Show Up Where It Matters

Strategic presence multiplies your luck surface area. Identify industry communities, alumni groups, professional associations, and niche forums aligned with your goals. Attend events where your target peers, employers, and clients already gather—talks, workshops, volunteer projects, or portfolio reviews. In online spaces, contribute thoughtfully: answer questions, share frameworks, and summarize takeaways. In person, arrive early, ask organizers how you can help, and look for conversation openings near registration or breaks. Prioritize consistency over volume; attending fewer but well‑chosen gatherings can yield stronger relationships than hopping everywhere. Keep a short list of recurring events that attract your ideal network and commit to returning so faces become familiar. Pair participation with intention: prepare two topics you can discuss comfortably and two questions you genuinely want to ask. Showing up with curiosity, generosity, and a clear focus ensures each interaction advances both your learning and your visibility.

Start Conversations That Build Trust

Great networking feels like collaborative problem‑solving. Begin with curiosity: ask open questions about challenges, goals, and trends, then practice active listening. Reflect back what you heard, and offer a small, concrete help—an article summary, a template, a perspective, or a warm introduction (with double opt‑in etiquette). Share your wins and interests lightly, anchoring them in outcomes and lessons rather than self‑promotion. When reaching out cold, personalize your message with a specific reason you admire their work and a clear, time‑bounded request: a brief informational chat, portfolio feedback, or advice on a transition.

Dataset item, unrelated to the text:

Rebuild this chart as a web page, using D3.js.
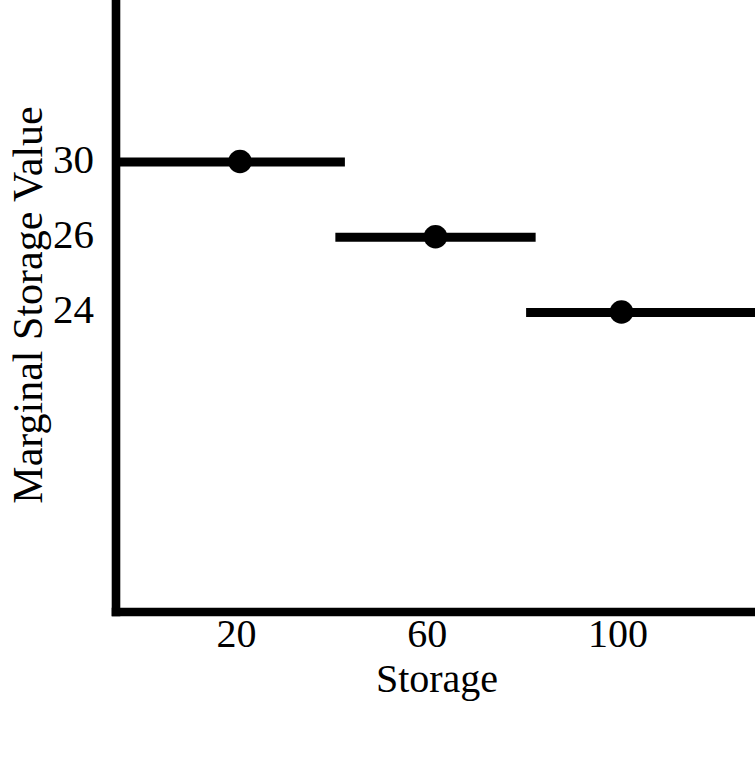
<!DOCTYPE html>
<html>
<head>
<meta charset="utf-8">
<script src="https://cdn.jsdelivr.net/npm/d3@7"></script>
<style>
  html, body { margin: 0; padding: 0; background: #fff; }
  svg { display: block; }
  text { font-family: "Liberation Serif", "Times New Roman", serif; fill: #000; }
</style>
</head>
<body>
<script>
// ---- data ----
const levels = ["30", "26", "24"];          // marginal storage value levels (y tick labels)
const segStart = [-6, 40, 80];              // storage where each step begins
const segEnd = [42, 82, 128];               // storage where each step ends
const pointX = [20, 61, 100];               // storage of each marker
const xTicks = [20, 60, 100];               // x tick labels
const xTitle = "Storage";
const yTitle = "Marginal Storage Value";

// ---- layout ----
const W = 755, H = 758;
const axisX = 116, axisY = 612;
const svg = d3.select("body").append("svg").attr("width", W).attr("height", H);
svg.append("rect").attr("width", W).attr("height", H).attr("fill", "#fff");

const x = d3.scaleLinear().domain([-6, 128]).range([axisX, W]);
const y = d3.scalePoint().domain(levels).range([162, 312.5]);

const steps = levels.map((v, i) => ({ v, x0: segStart[i], x1: segEnd[i], px: pointX[i] }));

// axes lines
svg.append("line")
  .attr("x1", axisX).attr("x2", axisX).attr("y1", 0).attr("y2", axisY + 4.3)
  .attr("stroke", "#000").attr("stroke-width", 8.6);
svg.append("line")
  .attr("x1", axisX - 4.3).attr("x2", W).attr("y1", axisY).attr("y2", axisY)
  .attr("stroke", "#000").attr("stroke-width", 8.6);

// step segments
svg.selectAll("line.seg").data(steps).join("line")
  .attr("class", "seg")
  .attr("x1", d => x(d.x0)).attr("x2", d => x(d.x1))
  .attr("y1", d => y(d.v)).attr("y2", d => y(d.v))
  .attr("stroke", "#000").attr("stroke-width", 9);

// markers
svg.selectAll("circle.pt").data(steps).join("circle")
  .attr("class", "pt")
  .attr("cx", d => x(d.px)).attr("cy", d => y(d.v) - 0.5)
  .attr("r", 11.8).attr("fill", "#000");

// y tick labels
const yAxis = d3.axisLeft(y).tickSize(0).tickPadding(0);
const gy = svg.append("g").attr("transform", `translate(94,0)`).call(yAxis);
gy.select(".domain").remove();
gy.selectAll("text")
  .attr("x", 0).attr("dy", null).attr("y", 10)
  .style("font-size", "41px").style("font-family", '"Liberation Serif", serif')
  .attr("fill", "#000").attr("text-anchor", "end");

// x tick labels
const xAxis = d3.axisBottom(x).tickValues(xTicks).tickSize(0).tickPadding(0).tickFormat(d3.format("d"));
const gx = svg.append("g").attr("transform", `translate(-4,0)`).call(xAxis);
gx.select(".domain").remove();
gx.selectAll("text")
  .attr("y", 647).attr("dy", null)
  .style("font-size", "40px").style("font-family", '"Liberation Serif", serif')
  .attr("fill", "#000").attr("text-anchor", "middle");

// titles
svg.append("text")
  .attr("x", 437).attr("y", 692)
  .attr("text-anchor", "middle")
  .style("font-size", "40px")
  .text(xTitle);

svg.append("text")
  .attr("transform", "translate(42,305) rotate(-90)")
  .attr("text-anchor", "middle")
  .style("font-size", "42px")
  .text(yTitle);
</script>
</body>
</html>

Respect calendars by proposing two or three time windows and accepting a no gracefully. End every conversation with a specific ask or next step, even if it's simply permission to follow up with an update. Trust compounds when you're consistent, prepared, and considerate, turning short exchanges into meaningful professional relationships.

Nurture Relationships Over Time

Networks thrive on steady care. Build a simple follow‑up system—a spreadsheet or light CRM—to log people, interests, last touch, and promised next steps. Set a reasonable cadence for check‑ins, balancing relevance with respect. Share value without hovering: a brief insight, a resource matched to their goals, or a quick congratulations on milestones. Rotate between asks and gives to keep reciprocity healthy. Offer public recognition where appropriate and private thanks always. When you make introductions, provide context and why the match matters, then step back. Periodically update your contacts on what you're learning and building, framing progress in terms of outcomes and lessons, not just activity. Protect trust by honoring confidentiality, meeting deadlines, and being transparent when you can't help. Over time, these habits shift you from stranger to collaborator to advocate, creating a resilient network that supports your career through roles, projects, and seasons of growth.

Turn Connections Into Opportunities

A network that works for you converts goodwill into tangible outcomes. Start by clarifying the opportunities you're pursuing—roles, clients, partnerships—and craft concise calls to action for each. When a contact offers help, make it easy: share a one‑page portfolio snapshot, a targeted résumé, and a short positioning summary. Practice asking for referrals, not just advice; provide your ideal criteria so people know who to introduce. Seek a balance of mentors, peers, and sponsors—mentors guide, peers co‑create, sponsors advocate in rooms you're not in. Track your opportunity pipeline from conversation to decision, and follow up with gratitude and outcomes so supporters see their impact. When you land a role or project, keep the loop alive by sharing learnings and paying it forward. By consistently aligning clear asks with demonstrated value, you transform relationships into a steady flow of interviews, collaborations, and career‑defining breaks.